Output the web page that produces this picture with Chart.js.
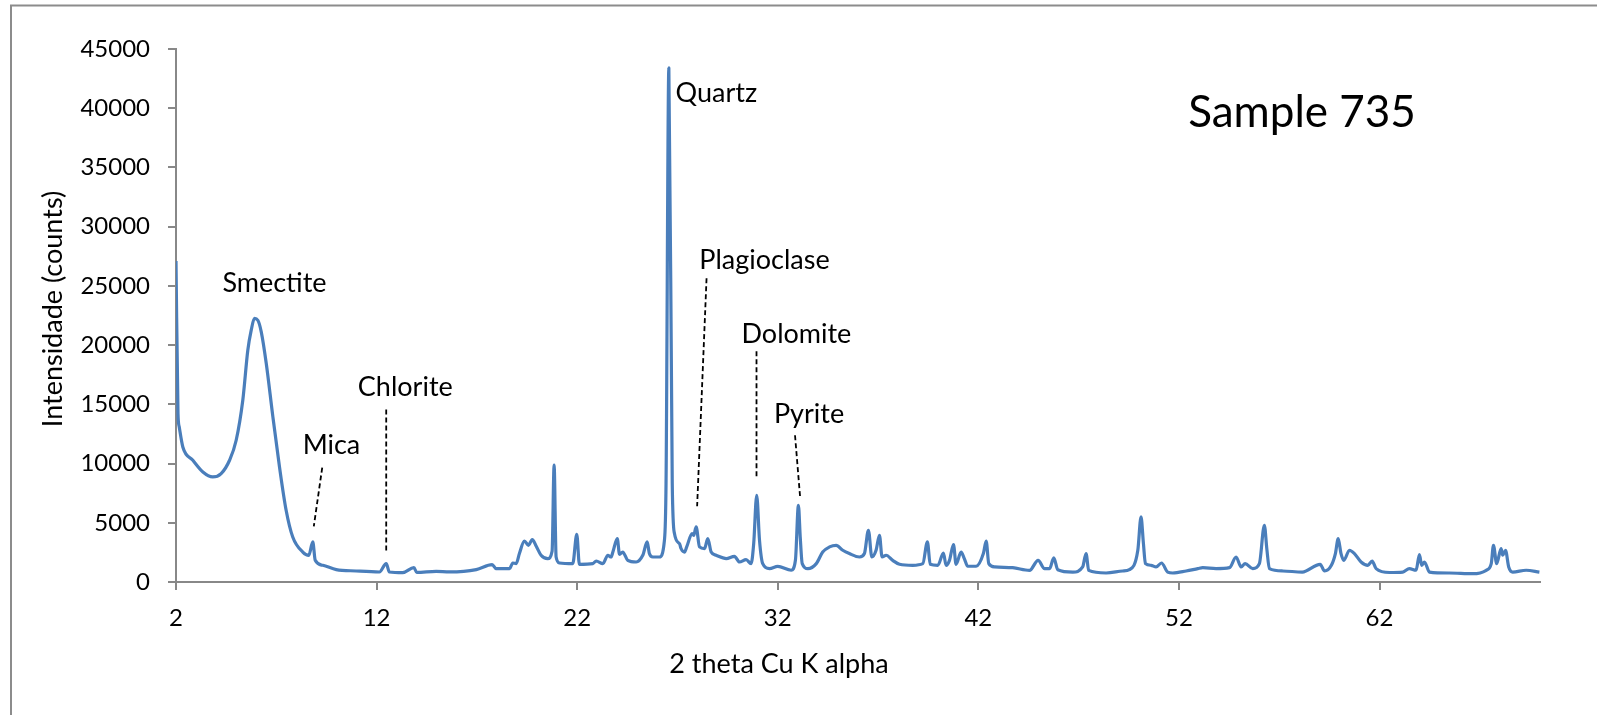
<!DOCTYPE html>
<html>
<head>
<meta charset="utf-8">
<title>Sample 735</title>
<script src="https://cdn.jsdelivr.net/npm/chart.js@4/dist/chart.umd.min.js"></script>
<style>
  html, body { margin: 0; padding: 0; background: #fff; }
  #wrap { width: 1597px; height: 715px; position: relative; }
</style>
</head>
<body>
<div id="wrap"><canvas id="xrdChart" width="1597" height="715"></canvas></div>
<script>
// XRD pattern, sample 735
const twoTheta = [
  2.00, 2.10, 2.16, 2.34, 2.84, 3.34, 3.83, 4.25, 4.67, 5.00,
  5.33, 5.58, 5.75, 5.91, 6.08, 6.25, 6.50, 6.83, 7.16, 7.49,
  7.82, 8.32, 8.62, 8.82, 8.94, 9.32, 9.99, 10.98, 12.14, 12.48,
  12.64, 13.30, 13.86, 14.00, 14.97, 15.63, 16.97, 17.76, 17.96, 18.63,
  18.79, 18.96, 19.12, 19.37, 19.57, 19.76, 19.96, 20.20, 20.53, 20.75,
  20.85, 20.95, 21.12, 21.78, 21.98, 22.11, 22.78, 22.95, 23.28, 23.53,
  23.69, 23.78, 24.00, 24.11, 24.27, 24.52, 24.94, 25.27, 25.49, 25.60,
  25.77, 26.10, 26.35, 26.43, 26.57, 26.74, 26.85, 27.10, 27.18, 27.35,
  27.46, 27.73, 27.81, 27.93, 28.10, 28.35, 28.51, 28.68, 28.93, 29.43,
  29.84, 30.09, 30.42, 30.67, 30.80, 30.95, 31.09, 31.25, 31.59, 32.00,
  32.67, 32.88, 33.03, 33.12, 33.22, 33.50, 33.92, 34.24, 34.58, 34.91,
  35.24, 35.57, 36.07, 36.32, 36.52, 36.69, 36.90, 37.07, 37.20, 37.40,
  37.73, 38.07, 38.73, 39.23, 39.46, 39.60, 39.98, 40.26, 40.39, 40.56,
  40.76, 40.89, 41.14, 41.30, 41.47, 41.89, 42.25, 42.39, 42.52, 42.82,
  43.71, 44.55, 44.98, 45.30, 45.55, 45.76, 45.96, 46.71, 47.20, 47.37,
  47.50, 48.37, 49.20, 49.53, 49.95, 50.11, 50.23, 50.33, 50.61, 50.86,
  51.13, 51.44, 51.69, 52.36, 52.94, 53.19, 53.85, 54.52, 54.85, 55.10,
  55.30, 55.68, 56.01, 56.26, 56.38, 56.51, 57.18, 58.15, 59.04, 59.26,
  59.60, 59.80, 59.94, 60.08, 60.22, 60.50, 60.75, 61.08, 61.42, 61.63,
  61.83, 62.50, 63.16, 63.49, 63.82, 63.99, 64.10, 64.24, 64.49, 65.49,
  66.65, 67.32, 67.57, 67.68, 67.84, 68.06, 68.14, 68.28, 68.44, 68.64,
  69.31, 69.97
];
const counts = [
  27100, 14200, 13100, 11400, 10280, 9290, 8870, 9155, 10280, 11970,
  15350, 19570, 21260, 22250, 22100, 21120, 18450, 13940, 9710, 6060,
  3800, 2530, 2255, 3380, 1830, 1410, 1050, 930, 845, 1550,
  845, 790, 1215, 810, 900, 850, 1050, 1470, 1130, 1130,
  1605, 1550, 2400, 3460, 3100, 3580, 3015, 2255, 1975, 2600,
  9860, 2110, 1605, 1550, 4030, 1495, 1550, 1775, 1550, 2255,
  2110, 2530, 3660, 2340, 2530, 1830, 1690, 2255, 3380, 2400,
  2110, 2110, 3520, 8310, 43400, 8310, 4090, 3240, 2820, 2530,
  2960, 4090, 3940, 4650, 2960, 2820, 3660, 2530, 2255, 1975,
  2170, 1690, 1890, 1550, 3240, 7320, 3520, 1550, 1130, 1320,
  990, 1830, 6480, 3800, 1550, 1130, 1550, 2530, 2960, 3100,
  2680, 2400, 2110, 2400, 4370, 2110, 2680, 3940, 2110, 2260,
  1830, 1495, 1410, 1550, 3380, 1495, 1410, 2450, 1410, 1830,
  3160, 1495, 2530, 1970, 1330, 1330, 2400, 3460, 1550, 1270,
  1210, 980, 1830, 1130, 1130, 2030, 1040, 840, 1270, 2400,
  980, 760, 930, 1040, 2680, 5490, 3240, 1550, 1410, 1270,
  1605, 840, 760, 930, 1130, 1210, 1130, 1210, 2110, 1270,
  1550, 1130, 1550, 4790, 2820, 1130, 930, 840, 1495, 930,
  1410, 2400, 3660, 2400, 1830, 2680, 2400, 1690, 1410, 1775,
  1130, 800, 840, 1130, 990, 2310, 1410, 1690, 840, 760,
  700, 990, 1550, 3100, 1550, 2820, 2260, 2680, 1270, 840,
  990, 840
];
const xTicks = [2, 12, 22, 32, 42, 52, 62];
const yTicks = [0, 5000, 10000, 15000, 20000, 25000, 30000, 35000, 40000, 45000];

// mineral names shown on the pattern
const minerals = ['Smectite', 'Mica', 'Chlorite', 'Quartz', 'Plagioclase', 'Dolomite', 'Pyrite'];

// where each name sits (2θ, counts) and its dashed leader (x1, y1, x2, y2)
const labelAt = [
  [6.91, 25250], [9.75, 11550], [13.43, 16440], [28.94, 41300],
  [31.34, 27170], [32.93, 20920], [33.56, 14120]
];
const leaders = [
  null,
  [9.29, 9660, 8.87, 4700],
  [12.48, 14560, 12.48, 2400],
  null,
  [28.45, 25650, 27.98, 6390],
  [30.94, 19490, 30.94, 8670],
  [32.86, 12390, 33.12, 7040]
];

const FONT = 'Lato, "Open Sans", sans-serif';
const AXIS_GREY = '#888888';

const frameAndText = {
  id: 'frameAndText',
  beforeDraw(chart) {
    const c = chart.ctx;
    c.save();
    c.fillStyle = '#fff';
    c.fillRect(0, 0, chart.width, chart.height);
    c.strokeStyle = '#8c8c8c';
    c.lineWidth = 2;
    c.strokeRect(11, 5.5, chart.width + 40, chart.height + 40);
    c.restore();
  },
  afterDatasetsDraw(chart) {
    const c = chart.ctx;
    const xs = chart.scales.x, ys = chart.scales.y;
    c.save();
    c.fillStyle = '#000';
    c.textAlign = 'center';
    c.textBaseline = 'middle';

    // mineral labels with dashed leaders
    c.font = '27px ' + FONT;
    minerals.forEach((name, i) => {
      const [lx, ly] = labelAt[i];
      c.fillText(name, xs.getPixelForValue(lx), ys.getPixelForValue(ly));
      const ln = leaders[i];
      if (!ln) return;
      c.beginPath();
      c.setLineDash([5, 3]);
      c.lineWidth = 1.8;
      c.strokeStyle = '#000';
      c.moveTo(xs.getPixelForValue(ln[0]), ys.getPixelForValue(ln[1]));
      c.lineTo(xs.getPixelForValue(ln[2]), ys.getPixelForValue(ln[3]));
      c.stroke();
    });
    c.setLineDash([]);

    // sample name
    c.font = '44px ' + FONT;
    c.fillText('Sample 735', 1302, 113);

    // axis titles
    c.font = '27px ' + FONT;
    c.fillText('2 theta Cu K alpha', 779, 664);
    c.translate(53, 309);
    c.rotate(-Math.PI / 2);
    c.fillText('Intensidade (counts)', 0, 0);
    c.restore();
  }
};

new Chart(document.getElementById('xrdChart'), {
  type: 'line',
  data: {
    datasets: [{
      label: 'Sample 735',
      data: twoTheta.map((t, i) => ({ x: t, y: counts[i] })),
      borderColor: '#4a7ebb',
      borderWidth: 3.2,
      borderJoinStyle: 'round',
      pointRadius: 0,
      cubicInterpolationMode: 'monotone',
      fill: false
    }]
  },
  options: {
    responsive: false,
    animation: false,
    layout: { padding: { left: 0, right: 57, top: 49, bottom: 0 } },
    plugins: {
      legend: { display: false },
      tooltip: { enabled: false }
    },
    scales: {
      x: {
        type: 'linear',
        min: 2,
        max: 70,
        afterBuildTicks: s => { s.ticks = xTicks.map(v => ({ value: v })); },
        afterFit: s => { s.height = 133; },
        border: { color: AXIS_GREY, width: 2 },
        grid: { drawOnChartArea: false, drawTicks: true, tickLength: 8, color: AXIS_GREY, lineWidth: 2 },
        ticks: { color: '#000', font: { family: FONT, size: 24 }, padding: 14, maxRotation: 0, callback: v => String(v) }
      },
      y: {
        min: 0,
        max: 45000,
        afterBuildTicks: s => { s.ticks = yTicks.map(v => ({ value: v })); },
        afterFit: s => { s.width = 176; },
        border: { color: AXIS_GREY, width: 2 },
        grid: { drawOnChartArea: false, drawTicks: true, tickLength: 8, color: AXIS_GREY, lineWidth: 2 },
        ticks: { color: '#000', font: { family: FONT, size: 24 }, padding: 18, callback: v => String(v) }
      }
    }
  },
  plugins: [frameAndText]
});
</script>
</body>
</html>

Exercise directions.
Copy each line from the data above that includes "with".

Worked solution.
Output the web page that produces this picture with Chart.js.
    // mineral labels with dashed leaders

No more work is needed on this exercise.